The second one is just there to check if there is any consistency problem with a single request.
The third one is here to check if I ran into the same issue raised in the thread I mentioned.
As far as I am concerned the first two tests passed without a problem.
However the third one failed. There are requests that have triggered when they should not :
E AssertionError: assert [3, 7, 10, 11, 12, 14, ...] == [3, 7, 8, 10, 11, 12, ...]
E At index 2 diff: 10 != 8
E Right contains 11 more items, first extra item: 165
This is the issue mentioned in the thread. I'll downgrade to starlette 0.13.2 and see if the test pass.
I might have made some mistakes or overlooked some things so I you ever have the chance to do some tests on your end let me know.
Cheers !
_Note :_
I wrote assert content['processing_time'] < 1.1 and not assert content['processing_time'] < 1 because the time I am monitoring isn't really the time it takes for python to execute the function (time to execute _asyncio.wait_for_ and catching the exception I guess) . I do not know the convention in this case.

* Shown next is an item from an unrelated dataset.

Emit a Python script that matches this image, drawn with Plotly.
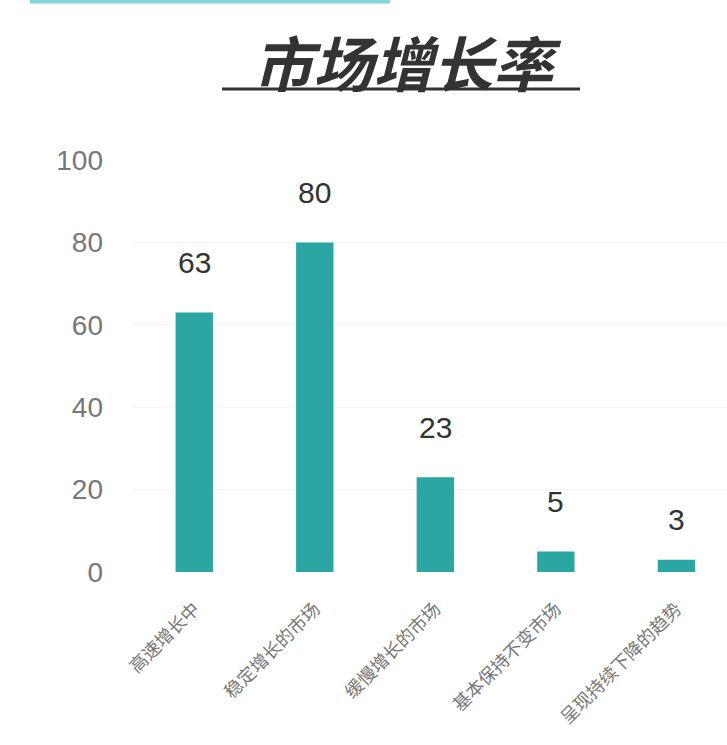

@PLNech have you tried changing the timeout settings for gunicorn? By default it times out after 60 sec I believe but you can overwrite the settings.
https://docs.gunicorn.org/en/latest/settings.html#timeout
https://github.com/tiangolo/fastapi/issues/551
@ZionStage: thanks for sharing your implementation, this looks promising! I'll make some room in our backlog to give it a try in our next sprint and will let you know how it goes :)
@thomas-maschler: thanks for the advice. Unfortunately I've tried using Gunicorn's timeout, but it triggers a full restart of the app, disrupting other users of the service (e.g. by unloading their models from memory). What I'm trying to achieve is rather to enforce a timeout on individual requests, without affecting any other work handled by this worker.